The House Ways and Means Committee also published new data this month showing the extent to which US patients pay more for their drugs than do patients in other countries. The report examines patterns of US drug pricing relative to other international comparator countries, and it found that Danish patients spent on average $318 annually per capita, the lowest in the study, while US patients paid $1220 each year per capita, the highest.

As a proposed answer to some of these problems, House Speaker Nancy Pelosi, D-California, unveiled her plan to bring down drug prices. Under the plan, HHS would be authorized annually to negotiate prices for up to 250 of the most costly drugs that lack a generic or biosimilar competitor. The maximum price for a drug would be determined using a blend of international prices that must not exceed 1.2 times the average price in Australia, Canada, France, Germany, Japan, and the United Kingdom. 
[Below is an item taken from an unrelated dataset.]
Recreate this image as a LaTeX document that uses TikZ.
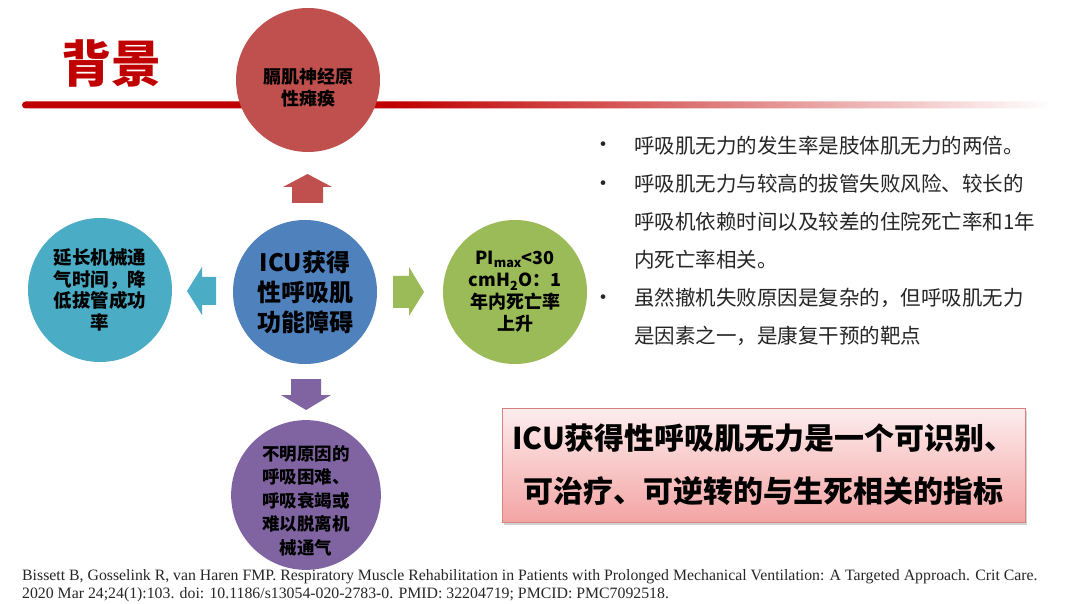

HHS would also be allowed to assign penalties to companies that refuse to negotiate their prices. While the plan shares some features with the Trump administration’s blueprint to bring down the cost of drugs—such as using an international index to determine prices—it remains to be seen whether the plan can be passed in the Senate.
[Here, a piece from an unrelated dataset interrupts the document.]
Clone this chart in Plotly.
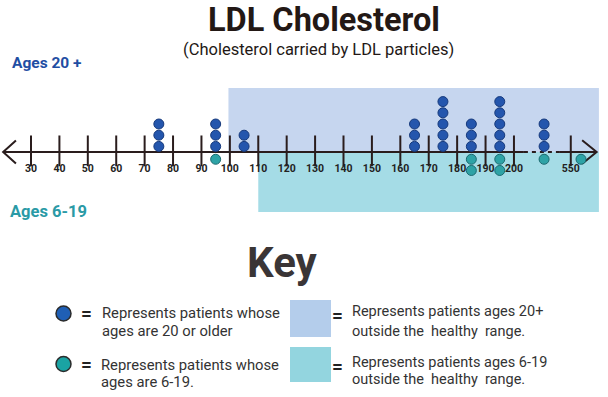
import plotly.graph_objects as go

# ---------------- data ----------------
tick_positions = [30, 40, 50, 60, 70, 80, 90, 100, 110, 120, 130, 140, 150,
                  160, 170, 180, 190, 200, 220]
tick_labels = ["30", "40", "50", "60", "70", "80", "90", "100", "110", "120",
               "130", "140", "150", "160", "170", "180", "190", "200", "550"]

# column positions on the number line (axis units; 210.6 and 223.6 lie in the broken part)
column_positions = [75, 95, 105, 165, 175, 185, 195, 210.6, 223.6]
adult_counts = [3, 3, 2, 3, 5, 3, 5, 3, 0]   # ages 20+
child_counts = [0, 1, 0, 0, 0, 2, 2, 1, 1]   # ages 6-19

adult_limit = 100   # healthy upper limit, ages 20+
child_limit = 110   # healthy upper limit, ages 6-19

W, H = 608, 397
X_RANGE = [19.09, 233.1]
Y_RANGE = [-21.875, 13.571]

def px(x):
    return x / W

def py(y):
    return 1 - y / H

LINE_C = "#2a1d1d"
BLUE = "#2456ad"
BLUE_EDGE = "#173a7c"
TEAL = "#2ea3a6"
TEAL_EDGE = "#1b6a70"

fig = go.Figure()

# regions outside healthy range
fig.add_shape(type="rect", xref="x", yref="y", x0=adult_limit - 0.5, x1=229.9,
              y0=0, y1=5.71, fillcolor="#c6d6ef", line_width=0, layer="below")
fig.add_shape(type="rect", xref="x", yref="y", x0=child_limit, x1=229.9,
              y0=-5.36, y1=0, fillcolor="#a5dce6", line_width=0, layer="below")

# number line
fig.add_trace(go.Scatter(x=[20.3, 203.5], y=[0, 0], mode="lines",
                         line=dict(color=LINE_C, width=2), hoverinfo="skip"))
fig.add_trace(go.Scatter(x=[203.5, 216.2], y=[0, 0], mode="lines",
                         line=dict(color=LINE_C, width=2, dash="4px,4px"), hoverinfo="skip"))
fig.add_trace(go.Scatter(x=[216.2, 229.0], y=[0, 0], mode="lines",
                         line=dict(color=LINE_C, width=2), hoverinfo="skip"))
# arrow heads
fig.add_trace(go.Scatter(x=[24.7, 20.2, 24.7], y=[1.03, 0, -1.03], mode="lines",
                         line=dict(color=LINE_C, width=2), hoverinfo="skip"))
fig.add_trace(go.Scatter(x=[224.0, 229.1, 224.0], y=[1.05, 0, -1.05], mode="lines",
                         line=dict(color=LINE_C, width=2), hoverinfo="skip"))

# ticks
fig.add_trace(go.Scatter(x=tick_positions, y=[0.1] * len(tick_positions), mode="markers",
                         marker=dict(symbol="line-ns", size=22,
                                     line=dict(color=LINE_C, width=2)),
                         hoverinfo="skip"))
fig.add_trace(go.Scatter(x=tick_positions, y=[-1.55] * len(tick_positions), mode="text",
                         text=["<b>" + t + "</b>" for t in tick_labels],
                         textfont=dict(family="Roboto", size=10.5, color="#222222"),
                         hoverinfo="skip"))

# dots
ax, ay, cx, cy = [], [], [], []
for pos, na, nc in zip(column_positions, adult_counts, child_counts):
    for k in range(na):
        ax.append(pos)
        ay.append(0.5 + k)
    for k in range(nc):
        cx.append(pos)
        cy.append(-0.65 - k)
fig.add_trace(go.Scatter(x=ax, y=ay, mode="markers",
                         marker=dict(size=10, color=BLUE, line=dict(color=BLUE_EDGE, width=1)),
                         hoverinfo="skip"))
fig.add_trace(go.Scatter(x=cx, y=cy, mode="markers",
                         marker=dict(size=10, color=TEAL, line=dict(color=TEAL_EDGE, width=1)),
                         hoverinfo="skip"))

ann = []
def text(x, y, s, size, color="#333333", xanchor="left", bold=False, **kw):
    if bold:
        s = "<b>" + s + "</b>"
    d = dict(x=px(x), y=py(y), xref="paper", yref="paper", text=s,
             showarrow=False, xanchor=xanchor, yanchor="middle",
             font=dict(family="Roboto", size=size, color=color))
    d.update(kw)
    ann.append(d)

text(324, 0, "LDL Cholesterol", 32.5, color="#231815", xanchor="center", bold=True,
     yanchor="top", borderpad=0)
text(318, 38.5, "(Cholesterol carried by LDL particles)", 16.5, color="#231815",
     xanchor="center", yanchor="top", borderpad=0)
text(10, 63, "Ages 20 +", 15.5, color="#1f4ea3", bold=True)
text(8, 212, "Ages 6-19", 16.5, color="#2a9aa6", bold=True)
text(282, 262, "Key", 42, color="#3a3536", xanchor="center", bold=True)

# key: circles
fig.add_shape(type="circle", xref="paper", yref="paper",
              x0=px(56), x1=px(71), y0=py(321), y1=py(306),
              fillcolor="#1f5fb5", line=dict(color="#2b2b2b", width=1.5))
fig.add_shape(type="circle", xref="paper", yref="paper",
              x0=px(56), x1=px(71), y0=py(371.5), y1=py(356.5),
              fillcolor="#1aa3a3", line=dict(color="#2b2b2b", width=1.5))
# key: rectangles
fig.add_shape(type="rect", xref="paper", yref="paper",
              x0=px(290), x1=px(331), y0=py(337), y1=py(300),
              fillcolor="#b4cdeb", line_width=0)
fig.add_shape(type="rect", xref="paper", yref="paper",
              x0=px(290), x1=px(331), y0=py(382), y1=py(347),
              fillcolor="#93d5df", line_width=0)

for yy in (313, 364):
    text(87, yy, "=", 19, color="#222222", xanchor="center", bold=True)
for yy in (315, 366):
    text(337, yy, "=", 19, color="#222222", xanchor="center", bold=True)

text(100, 313, "Represents patients whose", 14.8)
text(100, 331, "ages are 20 or older", 14.8)
text(99, 365, "Represents patients whose", 14.8)
text(99, 382, "ages are 6-19.", 14.8)
text(350, 311, "Represents patients ages 20+", 14.5)
text(350, 331, "outside the\u00a0 healthy\u00a0 range.", 14.5)
text(350, 362, "Represents patients ages 6-19", 14.5)
text(350, 379, "outside the\u00a0 healthy\u00a0 range.", 14.5)

fig.update_layout(
    width=W, height=H,
    margin=dict(l=0, r=0, t=0, b=0),
    paper_bgcolor="white", plot_bgcolor="white",
    showlegend=False,
    xaxis=dict(range=X_RANGE, visible=False, fixedrange=True),
    yaxis=dict(range=Y_RANGE, visible=False, fixedrange=True),
    annotations=ann,
)

fig.write_html("out.html",
               config={"displayModeBar": False},
               post_script="document.body.style.margin='0';document.body.style.padding='0';")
Two more bills of note for biosimilar stakeholders were introduced this month: The Bolstering Innovative Options to Save Immediately on Medicines would temporarily increase reimbursement for biosimilar drugs in a 5-year effort to help increase their use, while the Advancing Education on Biosimilars Act of 2019 would create federal programs to promote biosimilars, including the development of continuing education programs for healthcare providers.

Additionally, the Safe Step Act of 2019 was introduced in the Senate this month. This item of legislation would amend the Employee Retirement Income Security Act to require group health plans to provide an exception process for step therapy so that patients can access treatment without delays.

The bill comes shortly on the heels of the American College of Rheumatology’s release of survey findings that show that step therapy is being widely used, with 46.49% of patients with rheumatological diseases having been required to undergo step therapy in the past year. Step therapy is often used to require that patients take less expensive, often older drugs before gaining access to products like biologics and biosimilars.

Meanwhile, the war of words between Peter Bach, MD, and his detractors continued; Bach and coauthors have argued that that biosimilar competition is an inefficient way to achieve the goal of lower prices for drugs and that the US government should instead regulate the prices of off-patent originator biologics. Critics, including authors from the American Enterprise Institute, weighed in as well, saying that Congress can make changes to the law to help biosimilars get a foothold in the US market.

Speaking with The Center for Biosimilars® in an interview, Amitabh Chandra, PhD, Ethel Zimmerman Wiener professor of public policy and director of health policy research at the Harvard Kennedy School of Government, said that, while what Bach and colleagues propose is not impossible, the US government has had little success with price regulation: “You can see that all the time with the postal service, with the railroads. Every time we try to do it, it’s not particularly clear that we do a good job.” Chandra added, “My own sense of this is that we need more regulation to increase and expedite their entry. We do not need regulation that goes as far as price regulation.”

Former FDA Commissioner Scott Gottlieb, MD, also weighed in on this issue of roadblocks to biosimilars; speaking with The Center for Biosimilars® in an interview, Gottlieb said that the United States should consider eliminating safe harbor for drug manufacturers’ rebates for biologics when biosimilars enter the marketplace. “The existence of a rebate, or the ability to rebate off of the incumbent biologic, truly is anticompetitive in that setting,” Gottlieb said.